◆ **The exercise**: Count how many lines of the material contain the string "with", then give that number and nothing more.

* Start Input *

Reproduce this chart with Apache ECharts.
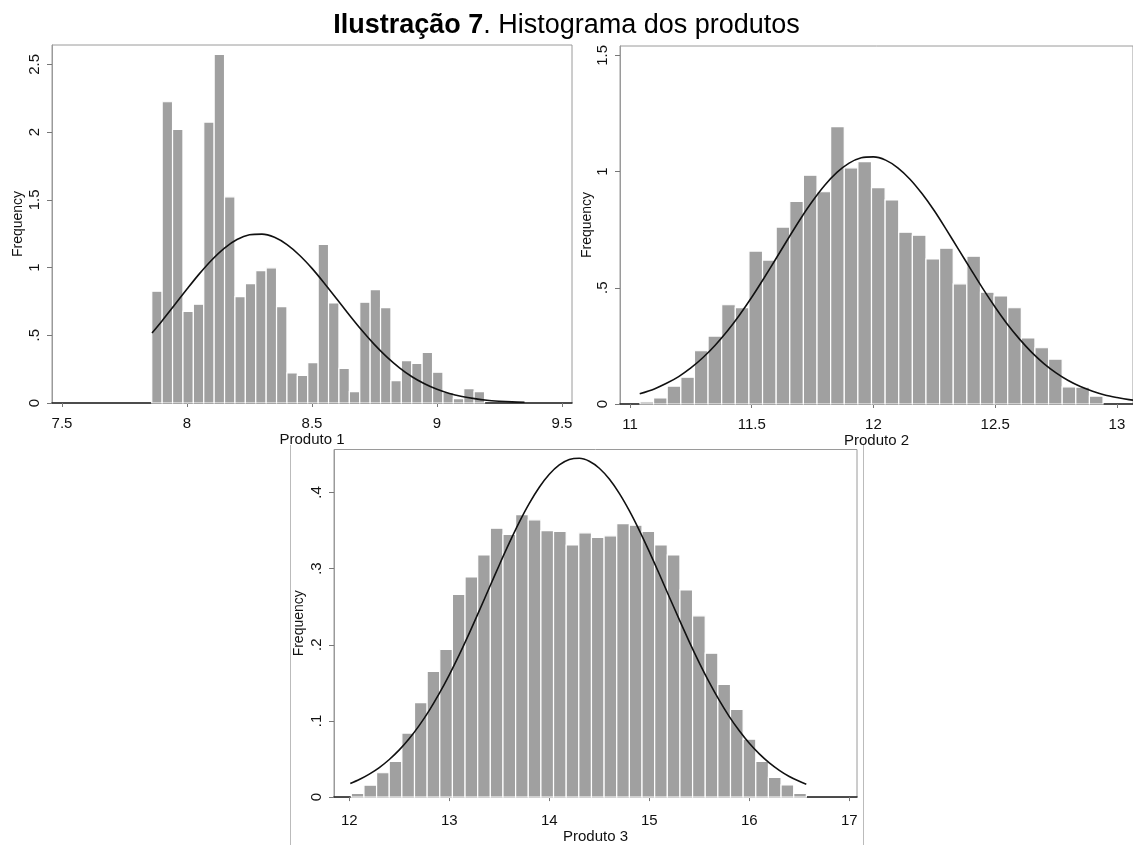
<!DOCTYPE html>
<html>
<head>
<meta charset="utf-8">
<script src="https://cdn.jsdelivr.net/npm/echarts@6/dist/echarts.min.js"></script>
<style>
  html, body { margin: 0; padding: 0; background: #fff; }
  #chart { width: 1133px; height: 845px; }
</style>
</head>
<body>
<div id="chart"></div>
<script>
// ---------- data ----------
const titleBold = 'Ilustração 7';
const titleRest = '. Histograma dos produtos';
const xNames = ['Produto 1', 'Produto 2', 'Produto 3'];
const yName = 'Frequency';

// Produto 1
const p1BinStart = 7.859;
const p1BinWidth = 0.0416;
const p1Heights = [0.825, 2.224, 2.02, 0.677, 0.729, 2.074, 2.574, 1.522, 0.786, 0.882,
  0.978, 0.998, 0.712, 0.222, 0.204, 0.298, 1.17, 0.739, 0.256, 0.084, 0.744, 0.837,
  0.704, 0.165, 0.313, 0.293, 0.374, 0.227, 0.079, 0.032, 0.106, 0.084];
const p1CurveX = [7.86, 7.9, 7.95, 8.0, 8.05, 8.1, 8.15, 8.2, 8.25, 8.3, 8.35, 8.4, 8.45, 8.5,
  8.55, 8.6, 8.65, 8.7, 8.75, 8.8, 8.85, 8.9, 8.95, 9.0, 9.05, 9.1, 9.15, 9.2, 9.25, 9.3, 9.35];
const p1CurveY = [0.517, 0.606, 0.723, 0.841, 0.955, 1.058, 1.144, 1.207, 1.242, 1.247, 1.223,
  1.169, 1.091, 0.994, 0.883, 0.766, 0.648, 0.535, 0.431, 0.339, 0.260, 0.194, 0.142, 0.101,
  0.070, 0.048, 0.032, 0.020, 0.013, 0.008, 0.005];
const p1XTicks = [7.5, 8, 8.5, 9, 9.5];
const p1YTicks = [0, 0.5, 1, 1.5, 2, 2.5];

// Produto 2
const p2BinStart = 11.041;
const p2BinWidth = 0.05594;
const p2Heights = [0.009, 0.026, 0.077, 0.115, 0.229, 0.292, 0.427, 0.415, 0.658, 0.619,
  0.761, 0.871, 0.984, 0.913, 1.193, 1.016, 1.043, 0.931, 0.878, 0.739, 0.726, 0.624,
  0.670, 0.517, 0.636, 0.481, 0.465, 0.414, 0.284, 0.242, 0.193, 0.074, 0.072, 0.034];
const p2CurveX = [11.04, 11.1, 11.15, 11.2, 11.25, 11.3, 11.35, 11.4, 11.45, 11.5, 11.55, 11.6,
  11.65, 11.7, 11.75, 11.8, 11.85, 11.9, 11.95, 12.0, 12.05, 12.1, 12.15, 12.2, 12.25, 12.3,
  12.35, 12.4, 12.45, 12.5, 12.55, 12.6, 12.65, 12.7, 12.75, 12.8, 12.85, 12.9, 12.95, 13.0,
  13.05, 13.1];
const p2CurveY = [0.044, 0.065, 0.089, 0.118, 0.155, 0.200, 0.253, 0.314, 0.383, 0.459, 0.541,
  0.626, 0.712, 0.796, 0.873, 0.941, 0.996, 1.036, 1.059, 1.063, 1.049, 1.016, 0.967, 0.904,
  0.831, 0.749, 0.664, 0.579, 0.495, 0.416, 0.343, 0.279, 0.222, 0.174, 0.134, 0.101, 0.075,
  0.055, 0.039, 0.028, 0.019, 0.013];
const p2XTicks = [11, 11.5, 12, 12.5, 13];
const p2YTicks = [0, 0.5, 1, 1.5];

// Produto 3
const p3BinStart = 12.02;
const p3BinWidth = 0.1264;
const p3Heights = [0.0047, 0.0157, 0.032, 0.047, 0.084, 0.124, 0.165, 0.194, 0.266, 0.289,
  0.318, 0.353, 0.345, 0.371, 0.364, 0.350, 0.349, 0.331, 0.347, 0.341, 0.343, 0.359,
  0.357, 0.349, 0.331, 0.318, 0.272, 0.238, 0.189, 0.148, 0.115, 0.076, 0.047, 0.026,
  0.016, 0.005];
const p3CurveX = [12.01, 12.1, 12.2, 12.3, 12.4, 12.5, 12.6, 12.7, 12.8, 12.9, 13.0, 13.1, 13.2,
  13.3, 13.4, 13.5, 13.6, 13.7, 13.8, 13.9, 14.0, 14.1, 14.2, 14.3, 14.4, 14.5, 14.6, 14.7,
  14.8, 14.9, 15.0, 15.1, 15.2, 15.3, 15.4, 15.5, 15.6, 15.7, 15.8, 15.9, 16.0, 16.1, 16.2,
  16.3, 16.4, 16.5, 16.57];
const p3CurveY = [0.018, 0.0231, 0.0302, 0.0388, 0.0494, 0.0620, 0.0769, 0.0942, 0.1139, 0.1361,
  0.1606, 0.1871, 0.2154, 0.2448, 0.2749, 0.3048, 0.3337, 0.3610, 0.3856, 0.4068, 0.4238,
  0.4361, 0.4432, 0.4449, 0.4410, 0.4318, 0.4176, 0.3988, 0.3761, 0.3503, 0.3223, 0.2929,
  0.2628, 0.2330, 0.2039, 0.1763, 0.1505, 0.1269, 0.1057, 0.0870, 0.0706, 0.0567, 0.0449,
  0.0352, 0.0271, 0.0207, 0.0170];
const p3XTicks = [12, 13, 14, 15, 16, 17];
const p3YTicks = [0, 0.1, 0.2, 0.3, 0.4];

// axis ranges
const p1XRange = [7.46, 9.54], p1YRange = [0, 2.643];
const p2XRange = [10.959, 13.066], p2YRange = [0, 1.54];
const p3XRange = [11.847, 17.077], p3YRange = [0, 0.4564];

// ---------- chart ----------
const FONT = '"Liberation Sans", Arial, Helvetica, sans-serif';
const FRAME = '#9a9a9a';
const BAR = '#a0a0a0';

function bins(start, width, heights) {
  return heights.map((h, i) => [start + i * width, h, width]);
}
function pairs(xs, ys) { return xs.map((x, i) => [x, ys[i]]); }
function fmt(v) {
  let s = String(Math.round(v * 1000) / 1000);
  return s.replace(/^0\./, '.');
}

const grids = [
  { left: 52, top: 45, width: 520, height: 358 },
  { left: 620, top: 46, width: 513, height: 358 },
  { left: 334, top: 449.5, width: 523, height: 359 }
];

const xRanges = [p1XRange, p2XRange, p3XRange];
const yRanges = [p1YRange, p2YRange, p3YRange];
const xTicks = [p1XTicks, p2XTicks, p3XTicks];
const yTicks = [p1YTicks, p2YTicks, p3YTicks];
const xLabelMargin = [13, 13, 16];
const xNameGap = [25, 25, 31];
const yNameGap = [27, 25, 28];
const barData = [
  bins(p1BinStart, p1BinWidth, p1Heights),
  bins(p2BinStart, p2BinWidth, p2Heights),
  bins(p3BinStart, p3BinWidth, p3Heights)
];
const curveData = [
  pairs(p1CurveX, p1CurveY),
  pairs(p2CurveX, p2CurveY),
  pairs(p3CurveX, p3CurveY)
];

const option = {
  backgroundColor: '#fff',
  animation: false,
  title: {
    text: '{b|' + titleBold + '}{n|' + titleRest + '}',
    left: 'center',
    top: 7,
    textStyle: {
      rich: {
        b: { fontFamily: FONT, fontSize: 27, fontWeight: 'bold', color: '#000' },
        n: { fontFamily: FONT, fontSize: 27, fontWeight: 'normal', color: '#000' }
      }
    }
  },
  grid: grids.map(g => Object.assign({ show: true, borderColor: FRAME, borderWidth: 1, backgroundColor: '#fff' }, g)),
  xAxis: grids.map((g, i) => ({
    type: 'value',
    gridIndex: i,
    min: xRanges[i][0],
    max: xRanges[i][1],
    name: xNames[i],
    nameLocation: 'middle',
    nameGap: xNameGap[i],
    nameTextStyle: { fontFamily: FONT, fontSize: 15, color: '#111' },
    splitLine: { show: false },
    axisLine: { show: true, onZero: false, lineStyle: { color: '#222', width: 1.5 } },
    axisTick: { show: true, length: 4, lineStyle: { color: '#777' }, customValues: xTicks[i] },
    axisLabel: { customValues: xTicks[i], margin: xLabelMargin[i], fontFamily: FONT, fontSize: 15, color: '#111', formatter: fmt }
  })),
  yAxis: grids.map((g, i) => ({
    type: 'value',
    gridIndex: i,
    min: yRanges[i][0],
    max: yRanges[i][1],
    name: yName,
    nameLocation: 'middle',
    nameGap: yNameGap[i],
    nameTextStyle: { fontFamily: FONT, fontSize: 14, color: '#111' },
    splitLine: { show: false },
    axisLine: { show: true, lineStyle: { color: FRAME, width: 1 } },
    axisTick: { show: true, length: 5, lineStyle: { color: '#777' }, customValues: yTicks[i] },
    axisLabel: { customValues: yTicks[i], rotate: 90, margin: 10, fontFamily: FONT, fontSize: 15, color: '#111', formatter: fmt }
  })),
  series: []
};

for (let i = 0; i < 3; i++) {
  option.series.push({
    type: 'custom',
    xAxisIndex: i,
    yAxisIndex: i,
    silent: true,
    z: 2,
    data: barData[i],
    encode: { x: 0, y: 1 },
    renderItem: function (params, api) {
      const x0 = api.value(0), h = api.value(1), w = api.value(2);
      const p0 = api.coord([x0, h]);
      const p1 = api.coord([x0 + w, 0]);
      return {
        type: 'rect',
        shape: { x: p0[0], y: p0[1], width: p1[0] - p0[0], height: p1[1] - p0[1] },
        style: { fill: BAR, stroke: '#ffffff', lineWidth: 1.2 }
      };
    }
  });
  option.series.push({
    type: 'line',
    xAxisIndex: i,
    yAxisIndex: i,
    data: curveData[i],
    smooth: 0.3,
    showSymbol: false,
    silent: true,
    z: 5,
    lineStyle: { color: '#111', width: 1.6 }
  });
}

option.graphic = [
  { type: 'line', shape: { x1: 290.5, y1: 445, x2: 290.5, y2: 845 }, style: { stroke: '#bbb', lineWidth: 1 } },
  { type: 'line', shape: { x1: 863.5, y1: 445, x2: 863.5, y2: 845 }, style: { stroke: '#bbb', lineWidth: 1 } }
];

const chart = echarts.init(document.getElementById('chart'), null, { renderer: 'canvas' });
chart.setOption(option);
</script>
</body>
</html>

* End Input *
* Start Input *

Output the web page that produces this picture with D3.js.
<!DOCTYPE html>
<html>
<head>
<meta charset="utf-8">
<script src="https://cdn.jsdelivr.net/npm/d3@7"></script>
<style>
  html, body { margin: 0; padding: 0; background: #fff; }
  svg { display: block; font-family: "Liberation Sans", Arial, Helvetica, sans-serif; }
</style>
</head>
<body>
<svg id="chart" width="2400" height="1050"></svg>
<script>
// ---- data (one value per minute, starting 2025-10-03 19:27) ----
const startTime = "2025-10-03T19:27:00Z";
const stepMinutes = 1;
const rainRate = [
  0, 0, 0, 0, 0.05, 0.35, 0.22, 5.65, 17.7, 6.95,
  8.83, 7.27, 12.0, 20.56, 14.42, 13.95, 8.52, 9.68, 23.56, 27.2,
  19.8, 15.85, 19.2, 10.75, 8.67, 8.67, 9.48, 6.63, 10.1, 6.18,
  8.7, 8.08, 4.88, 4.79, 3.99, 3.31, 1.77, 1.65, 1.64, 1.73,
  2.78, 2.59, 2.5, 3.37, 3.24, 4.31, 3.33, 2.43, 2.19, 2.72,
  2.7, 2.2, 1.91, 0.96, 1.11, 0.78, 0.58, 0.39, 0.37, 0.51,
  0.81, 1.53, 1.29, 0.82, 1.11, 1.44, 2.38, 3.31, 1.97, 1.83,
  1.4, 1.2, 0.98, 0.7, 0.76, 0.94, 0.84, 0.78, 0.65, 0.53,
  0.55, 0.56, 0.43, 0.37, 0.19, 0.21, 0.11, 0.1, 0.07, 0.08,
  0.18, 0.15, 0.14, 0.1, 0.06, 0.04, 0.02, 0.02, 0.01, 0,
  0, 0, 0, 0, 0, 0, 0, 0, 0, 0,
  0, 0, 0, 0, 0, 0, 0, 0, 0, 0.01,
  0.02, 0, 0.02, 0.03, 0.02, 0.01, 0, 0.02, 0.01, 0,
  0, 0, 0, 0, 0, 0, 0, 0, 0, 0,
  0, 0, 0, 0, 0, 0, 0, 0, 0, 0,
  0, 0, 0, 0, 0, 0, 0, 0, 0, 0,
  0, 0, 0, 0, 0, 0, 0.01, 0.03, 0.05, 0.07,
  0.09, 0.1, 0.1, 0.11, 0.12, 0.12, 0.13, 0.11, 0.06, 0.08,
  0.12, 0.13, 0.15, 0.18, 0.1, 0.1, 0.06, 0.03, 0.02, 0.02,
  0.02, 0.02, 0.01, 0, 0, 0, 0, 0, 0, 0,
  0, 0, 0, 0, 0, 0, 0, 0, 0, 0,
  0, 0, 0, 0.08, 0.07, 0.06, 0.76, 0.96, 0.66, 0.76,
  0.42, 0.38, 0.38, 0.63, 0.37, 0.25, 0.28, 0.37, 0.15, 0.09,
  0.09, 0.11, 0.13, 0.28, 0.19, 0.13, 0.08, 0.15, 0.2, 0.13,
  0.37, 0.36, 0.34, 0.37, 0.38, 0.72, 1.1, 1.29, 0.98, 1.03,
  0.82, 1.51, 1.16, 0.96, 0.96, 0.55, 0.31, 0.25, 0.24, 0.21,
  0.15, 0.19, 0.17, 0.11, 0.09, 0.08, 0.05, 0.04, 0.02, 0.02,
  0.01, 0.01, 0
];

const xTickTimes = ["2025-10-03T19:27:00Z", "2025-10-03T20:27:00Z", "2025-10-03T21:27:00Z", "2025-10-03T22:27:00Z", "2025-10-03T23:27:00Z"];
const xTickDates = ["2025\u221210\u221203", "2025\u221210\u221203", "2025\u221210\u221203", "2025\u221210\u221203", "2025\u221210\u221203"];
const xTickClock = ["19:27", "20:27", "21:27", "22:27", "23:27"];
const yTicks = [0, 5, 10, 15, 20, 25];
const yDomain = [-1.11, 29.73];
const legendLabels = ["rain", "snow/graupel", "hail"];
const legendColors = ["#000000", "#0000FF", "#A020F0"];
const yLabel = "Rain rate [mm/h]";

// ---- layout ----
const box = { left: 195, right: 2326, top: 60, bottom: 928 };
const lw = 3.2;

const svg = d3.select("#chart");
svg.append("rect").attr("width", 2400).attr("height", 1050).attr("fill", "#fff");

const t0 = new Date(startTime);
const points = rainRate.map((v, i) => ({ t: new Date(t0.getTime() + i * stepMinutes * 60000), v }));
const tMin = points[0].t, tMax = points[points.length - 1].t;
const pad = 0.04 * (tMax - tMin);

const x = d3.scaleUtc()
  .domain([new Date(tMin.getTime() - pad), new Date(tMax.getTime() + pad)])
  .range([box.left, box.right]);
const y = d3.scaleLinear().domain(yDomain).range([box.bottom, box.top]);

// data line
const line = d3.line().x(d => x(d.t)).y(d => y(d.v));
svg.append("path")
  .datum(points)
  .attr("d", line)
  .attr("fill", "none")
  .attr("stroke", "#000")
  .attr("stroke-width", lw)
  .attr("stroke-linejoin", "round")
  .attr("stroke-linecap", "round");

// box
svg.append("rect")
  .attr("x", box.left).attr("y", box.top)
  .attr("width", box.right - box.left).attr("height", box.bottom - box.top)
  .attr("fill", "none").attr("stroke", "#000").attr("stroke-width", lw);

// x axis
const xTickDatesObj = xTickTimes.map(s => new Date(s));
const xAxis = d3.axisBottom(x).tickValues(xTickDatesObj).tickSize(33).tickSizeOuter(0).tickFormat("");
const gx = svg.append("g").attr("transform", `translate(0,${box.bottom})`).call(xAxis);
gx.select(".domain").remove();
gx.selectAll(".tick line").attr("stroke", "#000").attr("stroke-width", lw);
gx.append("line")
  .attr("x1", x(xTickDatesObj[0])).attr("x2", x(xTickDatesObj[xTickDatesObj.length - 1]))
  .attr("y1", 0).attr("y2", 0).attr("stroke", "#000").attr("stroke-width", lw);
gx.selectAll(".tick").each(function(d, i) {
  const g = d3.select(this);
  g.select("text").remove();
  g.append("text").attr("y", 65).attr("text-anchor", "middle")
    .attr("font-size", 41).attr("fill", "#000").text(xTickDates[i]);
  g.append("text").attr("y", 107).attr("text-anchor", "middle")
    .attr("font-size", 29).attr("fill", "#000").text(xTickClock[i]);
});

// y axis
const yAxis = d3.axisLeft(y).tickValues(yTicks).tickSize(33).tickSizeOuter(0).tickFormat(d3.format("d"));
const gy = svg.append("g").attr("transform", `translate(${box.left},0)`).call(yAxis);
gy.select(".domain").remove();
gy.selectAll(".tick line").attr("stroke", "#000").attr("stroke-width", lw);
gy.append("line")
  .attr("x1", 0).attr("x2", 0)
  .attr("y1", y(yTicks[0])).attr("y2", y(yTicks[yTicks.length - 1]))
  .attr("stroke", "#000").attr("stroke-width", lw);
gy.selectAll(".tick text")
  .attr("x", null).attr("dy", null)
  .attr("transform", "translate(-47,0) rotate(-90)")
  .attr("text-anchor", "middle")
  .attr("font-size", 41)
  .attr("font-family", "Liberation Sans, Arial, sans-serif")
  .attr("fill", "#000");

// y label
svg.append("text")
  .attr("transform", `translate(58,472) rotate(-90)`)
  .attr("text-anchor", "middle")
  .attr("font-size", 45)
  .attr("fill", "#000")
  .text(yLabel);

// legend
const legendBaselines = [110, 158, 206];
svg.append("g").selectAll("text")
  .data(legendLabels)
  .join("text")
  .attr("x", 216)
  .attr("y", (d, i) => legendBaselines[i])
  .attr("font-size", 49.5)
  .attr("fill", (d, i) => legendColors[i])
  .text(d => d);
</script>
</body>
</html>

* End Input *

◆ **Correct response**: 2